Membre de la mouvance présidentielle et proche de Macky Sall, dont il a été le ministre de la Culture, le chanteur Youssou N’Dour s’est lui aussi dit opposé au report de l’élection : « Nos rendez-vous démocratiques s’imposent à nous tous et le peuple souverain sera le dernier juge », a-t-il déclaré le 5 février. La députée Ndeye Fatou Guissé, élue sous la bannière du mouvement du roi du mbalax, a d’ailleurs été la seule élue de la majorité à avoir voté contre la loi de report, entérinée à l’Assemblée nationale ce même 5 février.

Clivage entre partis de gauche et libéraux
Les partis de gauche membres de la coalition, regroupés au sein de la Confédération pour la démocratie et le socialisme (CDS), avaient exprimé dès le 2 février leur opposition à tout projet de report, selon eux « juridiquement impossible et politiquement inopportun ». L’un des signataires du communiqué, le député et secrétaire exécutif de la Ligue démocratique, Nicolas Ndiaye, fait d’ailleurs partie des rares députés de la coalition présidentielle à avoir séché le vote.

Deux membres du gouvernement issus d’organisations de gauche ont également exprimé leur désaccord avec le projet. Il s’agit de Samba Sy, chef de file du Parti indépendant des travailleurs (PIT) et du ministre délégué en charge des droits humains, El Hadj Momar Samb, secrétaire-général du RTA-S (Rassemblement des travailleurs africains – Sénégal). « La ligne de démarcation entre l’aile gauche du parti et les libéraux est très claire, souligne un membre de la coalition présidentielle. En se rapprochant du Parti démocratique sénégalais, Macky Sall risque de perdre le soutien des partis de gauche. » Ces derniers restent néanmoins minoritaires au sein de la coalition Benno Bokk Yakaar.

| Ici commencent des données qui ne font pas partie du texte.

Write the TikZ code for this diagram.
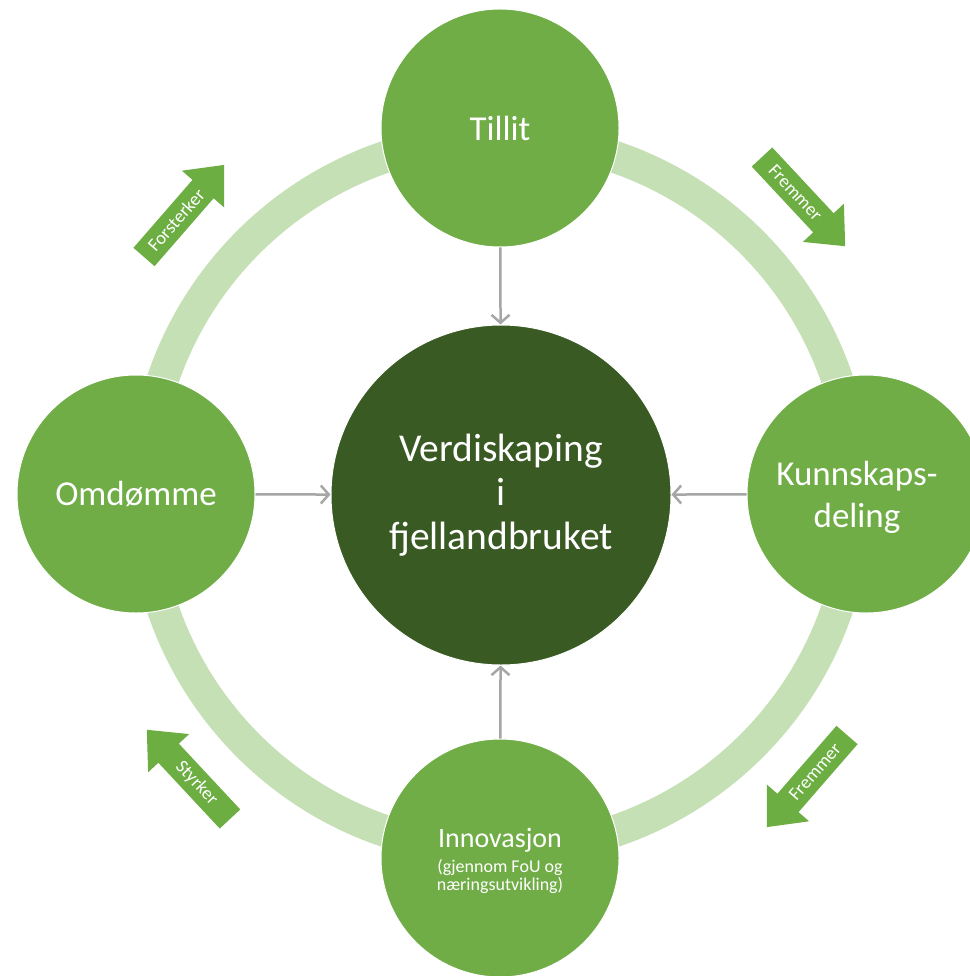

Le ministre du Travail et des Relations avec les institutions, Samba Sy, avait ainsi refusé d’être présent à l’Assemblée le 31 janvier lors du vote de la commission d’enquête parlementaire. S’il a fait le déplacement dans l’hémicycle le 5 février au moment de l’adoption de la loi, le ministre n’a pas prononcé un mot pendant les quelque douze heures de débat. « Beaucoup de gens qui défendent publiquement le report n’y sont en vérité pas favorables mais sont forcés de suivre les positions du chef de l’État », souligne un responsable de premier plan de la majorité. En dépit de sa proximité avec le Premier ministre Amadou Ba, le porte-parole du gouvernement Abdou Karim Fofana a ainsi dû monter au créneau pour défendre le projet de la majorité face à la presse.

Avant que la décision de Macky Sall ne soit prise, il a également reçu l’expert indépendant Alioune Tine. Ce responsable de la société civile, qui se félicite de discuter avec tous les acteurs, joue toujours un rôle de médiateur. Il aurait plaidé pour que le président discute avec tous de la question du report, avant de prendre sa décision. Sans succès.